Toutefois, la notion de silence possède un second sens, que nous pouvons extraire des deux versets cités. Le Coran apporte à la communauté musulmane une direction et une heureuse annonce : tous ceux qui se soumettent à l’enseignement révélé seront récompensés dans l’au-delà. Ces enseignements, cependant, sont généraux et nécessitent d’abord des musulmans, et des oulémas en particulier, une compréhension profonde et claire. Et ensuite, il est impératif qu’ils soient compris à la lumière de chaque époque et de chaque environnement spécifiques. Les musulmans étant alors armés des prescriptions générales, attachés à elles, le silence des sources observé sur des questions très précises oblige les oulémas à méditer sur la Révélation, à réfléchir à leur époque, et à formuler les prescriptions adéquates pour leurs contemporains. Le silence représente, de fait, le rôle spécifique donné à la raison analytique humaine pour stipuler des règles islamiques, à travers l’espace et au fil du temps, inévitablement diverses mais toujours islamiques dès lors qu’elles sont en accord total avec les commandements généraux énoncés dans les sources. Ce processus n’a rien à voir avec le « questionnement excessif » dont nous parlions ni à l’ajout d’interdits injustifiés ; c’est plutôt une question d’adaptation, de dynamique interne, pour parler comme Muhammad Iqbâl [7], permettant alors aux musulmans d’accepter et d’affronter, de la manière la plus adéquate, les changements géographiques et historiques.

L’universalité des commandements coraniques est rendue pratique et tangible par un processus dynamique au sein duquel la raison humaine, constamment active, doit stipuler des réponses islamiques – fidèles aux sources – à des questions originales [8]. Telles sont l’origine de l’ijtihâd et la fonction de la fatwâ. Le silence est donc la sphère qui permet au fiqh, sur le terrain des affaires sociales (mu‘âmalât), d’être en un processus constant de développement, d’évolution et de formulation. En outre, les sources elles-mêmes obligent les musulmans à diriger leurs pensées et leurs travaux juridiques dans ce sens : c’est ce que confirmait le hadîth déjà cité concernant l’envoi de Mu‘âdh au Yémen. Rester attachés aux prescriptions stipulées par les savants du IXe siècle, aussi grands et aussi respectables qu’ils aient été, ou refuser de prendre en compte l’évolution du temps serait, assurément, trahir les enseignements de l’islam.

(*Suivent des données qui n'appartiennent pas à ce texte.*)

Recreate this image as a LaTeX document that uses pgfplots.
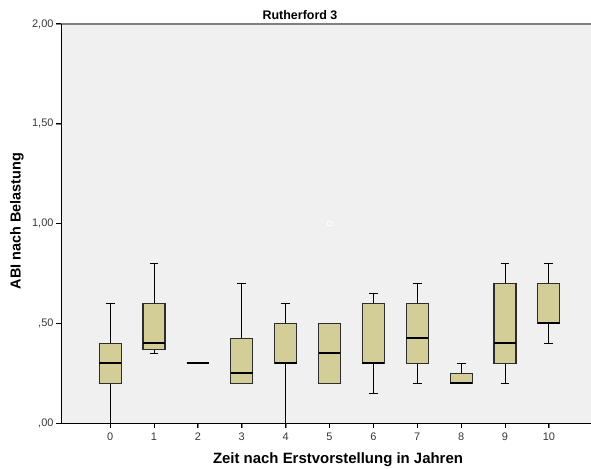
\documentclass[border=0pt]{standalone}
\usepackage{pgfplots}
\pgfplotsset{compat=1.18}
\usepgfplotslibrary{statistics}
\usepackage{fontspec}
\setmainfont{Liberation Sans}
\definecolor{bg}{RGB}{240,240,240}
\definecolor{boxfill}{RGB}{211,206,152}
\definecolor{boxedge}{RGB}{45,45,45}
\definecolor{ticktext}{RGB}{55,55,55}
\definecolor{topline}{RGB}{128,128,128}
\begin{document}
\begin{tikzpicture}
\begin{axis}[
  at={(0,0)}, anchor=south west,
  scale only axis, width=530bp, height=399bp,
  xmin=-1.12, xmax=10.96, ymin=0, ymax=2,
  axis line style={draw=none},
  axis background/.style={fill=bg},
  xtick={0,1,2,3,4,5,6,7,8,9,10},
  xticklabels={0,1,2,3,4,5,6,7,8,9,10},
  ytick={0,0.5,1,1.5,2},
  yticklabels={{,00},{,50},{1,00},{1,50},{2,00}},
  tick pos=left, tick align=outside,
  major tick length=5bp,
  ticklabel style={font=\fontsize{11}{13}\selectfont, text=ticktext},
  xticklabel style={yshift=-1bp},
  yticklabel style={xshift=1bp},
  boxplot/draw direction=y,
  boxplot/box extend=0.5,
  boxplot/whisker extend=0.2,
  boxplot/every box/.style={fill=boxfill, draw=boxedge, line width=1.1bp},
  boxplot/every whisker/.style={black, line width=0.8bp},
  boxplot/every median/.style={black, line width=2.4bp},
  clip=false,
]
\draw[topline, line width=1.2bp] (rel axis cs:0,1) -- (rel axis cs:1,1);
\draw[black, line width=0.9bp] (rel axis cs:0,1) -- (rel axis cs:0,0) -- (rel axis cs:1,0);
\pgfplotsinvokeforeach{0,1,2,3,4,5,6,7,8,9,10}{
  \draw[black, line width=1bp] (axis cs:#1,0) -- ([yshift=-5bp]axis cs:#1,0);
}
\pgfplotsinvokeforeach{0,0.5,1,1.5,2}{
  \draw[black, line width=1bp] (axis cs:-1.12,#1) -- ([xshift=-5bp]axis cs:-1.12,#1);
}
\addplot[boxplot prepared={draw position=0, lower whisker=0.00, lower quartile=0.20, median=0.30, upper quartile=0.40, upper whisker=0.60}] coordinates {};
\addplot[boxplot prepared={draw position=1, lower whisker=0.35, lower quartile=0.37, median=0.40, upper quartile=0.60, upper whisker=0.80}] coordinates {};
\addplot[boxplot prepared={draw position=2, lower whisker=0.30, lower quartile=0.30, median=0.30, upper quartile=0.30, upper whisker=0.30}] coordinates {};
\addplot[boxplot prepared={draw position=3, lower whisker=0.20, lower quartile=0.20, median=0.25, upper quartile=0.425, upper whisker=0.70}] coordinates {};
\addplot[boxplot prepared={draw position=4, lower whisker=0.00, lower quartile=0.30, median=0.30, upper quartile=0.50, upper whisker=0.60}] coordinates {};
\addplot[boxplot prepared={draw position=5, lower whisker=0.20, lower quartile=0.20, median=0.35, upper quartile=0.50, upper whisker=0.50}] coordinates {};
\addplot[boxplot prepared={draw position=6, lower whisker=0.15, lower quartile=0.30, median=0.30, upper quartile=0.60, upper whisker=0.65}] coordinates {};
\addplot[boxplot prepared={draw position=7, lower whisker=0.20, lower quartile=0.30, median=0.425, upper quartile=0.60, upper whisker=0.70}] coordinates {};
\addplot[boxplot prepared={draw position=8, lower whisker=0.20, lower quartile=0.20, median=0.20, upper quartile=0.25, upper whisker=0.30}] coordinates {};
\addplot[boxplot prepared={draw position=9, lower whisker=0.20, lower quartile=0.30, median=0.40, upper quartile=0.70, upper whisker=0.80}] coordinates {};
\addplot[boxplot prepared={draw position=10, lower whisker=0.40, lower quartile=0.50, median=0.50, upper quartile=0.70, upper whisker=0.80}] coordinates {};
\addplot[only marks, mark=o, mark size=2.5bp, draw=white, line width=0.8bp] coordinates {(5,1.0)};
\end{axis}
\node[font=\fontsize{12.5}{14}\selectfont\bfseries] at (239bp,408bp) {Rutherford 3};
\node[font=\fontsize{15}{17}\selectfont\bfseries] at (277bp,-37bp) {Zeit nach Erstvorstellung in Jahren};
\node[font=\fontsize{14.5}{17}\selectfont\bfseries, rotate=90] at (-44bp,202bp) {ABI nach Belastung};
\pgfresetboundingbox
\path[use as bounding box] (-61bp,-46bp) rectangle (530bp,423bp);
\end{tikzpicture}
\end{document}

[1Nous avons dit plus haut que la Sunna stipule parfois des prescriptions juridiques qui ne se trouvent pas dans le Coran. Cela est très rare et, en outre, ces quelques prescriptions ne sortent pas du cadre général, de l’orientation indiqués par le Coran.

[2Ash-Shâfi‘î, Al-umm, Le Caire, Al-amiriyya, 1926, 7 volumes, vol. 7, p. 317.

[3Voir al-Qardâwî, Al-halâl wal-harâm, op. cit., p. 24-25.

[4Hadîth rapporté par Muslim, Ahmad et Abû Dâwud.

[5Voir pour cette expression, déjà citée, Coran 5/3.

[6Hadîth rapporté par at-Tirmidhî, Ibn Mâjah et al-Hâkim.

[7Voir Muhammad Iqbâl, The Reconstruction of Religious Thought in Islam, New Delhi, s. e., 1990, trad. fr. Reconstruire la pensée religieuse de l’islam, Paris, Maisonneuve-Larose, 1955, chapitre VI, « Le principe du mouvement dans la structure de l’islam », à propos d’al-ijtihâd.

[8Ibn Hazm – ainsi que son école de pensée zahirite – alla très loin dans ce sens, affirmant que la loi islamique n’est rien de plus que les injonctions présentes dans le sens littéral (zâhir) des textes coraniques et prophétiques. Même si les savants doivent stipuler une législation spécifique ou supplémentaire – ce qui est naturel et nécessaire en raison de l’évolution des époques –, il doit être clair que cela ne fait pas partie de la sharî‘a, qui est composée exclusivement du Coran et de la Sunna authentique. Ce point de vue est intéressant dans la mesure où il met en évidence la différence entre les sources, porteuses d’un enseignement et de prescriptions absolus, et la contribution humaine, toujours nécessaire et impérative, mais demeurant temporaire, limitée et, surtout, sujette à l’erreur. Voir Ibn Hazm, Al-muhallâ, Le Caire, s. e., 1975, vol. 1, p. 56 et suiv.